First Lady of South Africa
- In role 14 June 1999 – 24 September 2008
- President: Thabo Mbeki
- Preceded by: Graça Machel
- Succeeded by: Mapula Motlanthe

First Lady of African Union
- In office 9 July 2002 – 10 July 2003
- President: Thabo Mbeki
- Preceded by: position established
- Succeeded by: Marcelina Rafael Chissano

Personal details
- Born: Zanele Dlamini 18 November 1938 (age 87) Alexandra, Gauteng, South Africa
- Spouse: Thabo Mbeki ​(m. 1974)​
- Children: Dlammini
- Alma mater: University of the Witwatersrand London School of Economics Brandeis University
- Profession: Social worker

= Zanele Dlamini Mbeki =

South African social worker and feminist (born 1938)

Zanele Mbeki OMSS (née Dlamini; born 18 November 1938) is a feminist South African social worker who founded the Women's Development Bank. She is also a former first lady of South Africa.

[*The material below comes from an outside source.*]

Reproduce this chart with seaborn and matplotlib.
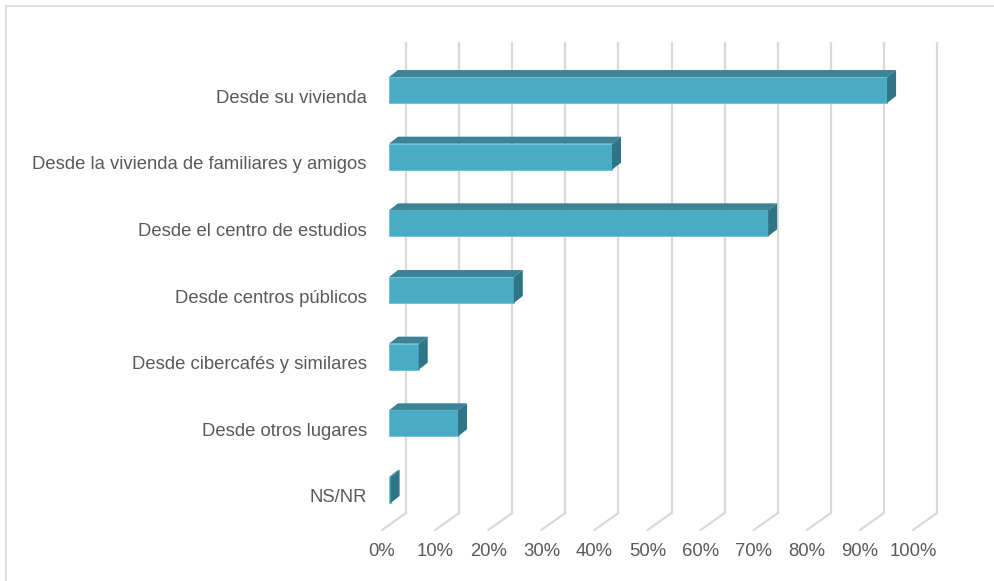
import matplotlib
matplotlib.use("Agg")
import matplotlib.pyplot as plt
import matplotlib.transforms as mtransforms
from matplotlib.patches import Polygon
from matplotlib.lines import Line2D
import seaborn as sns
import pandas as pd

# data
categories = [
    "Desde su vivienda",
    "Desde la vivienda de familiares y amigos",
    "Desde el centro de estudios",
    "Desde centros públicos",
    "Desde cibercafés y similares",
    "Desde otros lugares",
    "NS/NR",
]
percentages = [93.8, 42.0, 71.4, 23.5, 5.6, 13.0, 0.3]
x_ticks = [0, 10, 20, 30, 40, 50, 60, 70, 80, 90, 100]
x_tick_labels = [f"{t}%" for t in x_ticks]

FRONT = "#4aabc5"
TOP = "#3c8397"
SIDE = "#2f7487"
GRID = "#d9d9d9"
TEXT = "#595959"

sns.set_theme(style="white")
plt.rcParams["font.family"] = ["Liberation Sans", "DejaVu Sans"]

W, H = 995, 581
fig = plt.figure(figsize=(W / 100, H / 100), dpi=100)

# axes box in pixels (front face of bars starts at x=389)
x0_px, x_span_px = 389, 531
y_top_px, y_bot_px = 56.7, 523.3
ax = fig.add_axes([x0_px / W, 1 - y_bot_px / H, x_span_px / W, (y_bot_px - y_top_px) / H])

df = pd.DataFrame({"lugar": categories, "pct": percentages})
sns.barplot(data=df, x="pct", y="lugar", orient="h", color=FRONT, saturation=1,
            width=0.39, ax=ax, zorder=3, edgecolor="#6cc0d6", linewidth=0.6)

ax.set_xlim(0, 100)
ax.set_ylim(6.5, -0.5)

px_x = x_span_px / 100.0           # pixels per percent
px_y = (y_bot_px - y_top_px) / 7.0  # pixels per category slot

def dx(p):
    return p / px_x

def dy(p):
    return p / px_y

# 3D look: top and side faces for each bar
bdx, bdy = dx(9), -dy(7)
for p in ax.patches:
    x0, yt, w, h = p.get_x(), p.get_y(), p.get_width(), p.get_height()
    top = Polygon([(x0, yt), (x0 + w, yt), (x0 + w + bdx, yt + bdy), (x0 + bdx, yt + bdy)],
                  closed=True, facecolor=TOP, edgecolor="none", zorder=3)
    side = Polygon([(x0 + w, yt), (x0 + w + bdx, yt + bdy), (x0 + w + bdx, yt + h + bdy), (x0 + w, yt + h)],
                   closed=True, facecolor=SIDE, edgecolor="none", zorder=3)
    ax.add_patch(top)
    ax.add_patch(side)

# back wall gridlines + floor diagonals
y_of = lambda px: (px - 90) / px_y
for t in x_ticks:
    xf = t - dx(7)
    xb = t + dx(17)
    ax.plot([xb, xb], [y_of(513), y_of(43)], color=GRID, lw=1.6, zorder=1, clip_on=False)
    ax.plot([xf, xb], [y_of(530), y_of(513)], color=GRID, lw=1.6, zorder=1, clip_on=False)

ax.set_xticks(x_ticks)
ax.set_xticklabels(x_tick_labels, fontsize=13.3, color=TEXT)
ax.tick_params(axis="x", length=0, pad=14)
ax.tick_params(axis="y", length=0, pad=16)
ax.set_yticks(range(len(categories)))
ax.set_yticklabels(categories, fontsize=13.3, color=TEXT)
for lab in ax.get_xticklabels():
    lab.set_transform(lab.get_transform() + mtransforms.ScaledTranslation(-7 / 100, 0, fig.dpi_scale_trans))
for lab in ax.get_yticklabels():
    lab.set_transform(lab.get_transform() + mtransforms.ScaledTranslation(0, -6 / 100, fig.dpi_scale_trans))

ax.set_xlabel("")
ax.set_ylabel("")
for s in ax.spines.values():
    s.set_visible(False)
ax.grid(False)

# chart frame (left and top edges visible)
fig.add_artist(Line2D([6 / W, 6 / W], [0, 1 - 6 / H], transform=fig.transFigure, color=GRID, lw=1.2))
fig.add_artist(Line2D([6 / W, 1], [1 - 6 / H, 1 - 6 / H], transform=fig.transFigure, color=GRID, lw=1.2))

fig.savefig("out.png", dpi=100, facecolor="white")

==Early life and education==
Zanele Dlamini was born in 1938 in Alexandra, South Africa, where her father was a Methodist priest and her mother a dressmaker. She has five sisters.

Zanele was a boarder at the Catholic Inkamana Academy in KwaZulu-Natal, before studying to be a social worker at the University of the Witwatersrand.

After working for three years for Anglo American plc as a case worker in Zambia, she moved to London, England, and completed a diploma in social policy and administration at the London School of Economics in 1968. She later won a scholarship to do her PhD on the position of African women under apartheid at Brandeis University in the United States, although before completing it, she left the United States to marry Thabo Mbeki.

==Career==
While in London, Mbeki worked as a psychiatric social worker at Guy's Hospital, and at the Marlborough Day Hospital.

After her marriage, she worked for the International University Education Fund in Lusaka, Zambia. She resigned in 1980, shortly before it was closed down after the exposure of her boss, Craig Williamson, as a South African spy. She was also elected to the Women's League of the African National Congress (ANC) and edited its publication Voice of Women. She lectured at the University of Zambia for two years and then worked for the United Nations High Commissioner for Refugees in Nairobi, Kenya.

After returning to South Africa in 1990, Mbeki founded the Women's Development Bank, which offers microfinance to poor South African women. While her husband was campaigning, she rarely appeared with him and refused to grant interviews. When her husband became President in 1999, she became First Lady of South Africa. She is a feminist and an advocate for women's rights. In July 2003, she convened the South African Women in Dialogue, designed to enable women to participate fully in the country's development.

==Personal life==
Mbeki met Thabo Mbeki while studying at the University of London and they were married in a registry office in London on 23 November 1974, followed by a religious ceremony at the home of her older sister Edith, Farnham Castle in Surrey. He had to receive permission from the ANC to marry and reportedly told Adelaide Tambo: "[I]f Papa [Oliver Tambo] doesn't allow me to marry Zanele, I'll never, ever marry again. And I'll never ask again. I love only one person and there is only one person I want to make my life with, and that is Zanele." The couple have no children and have often lived apart.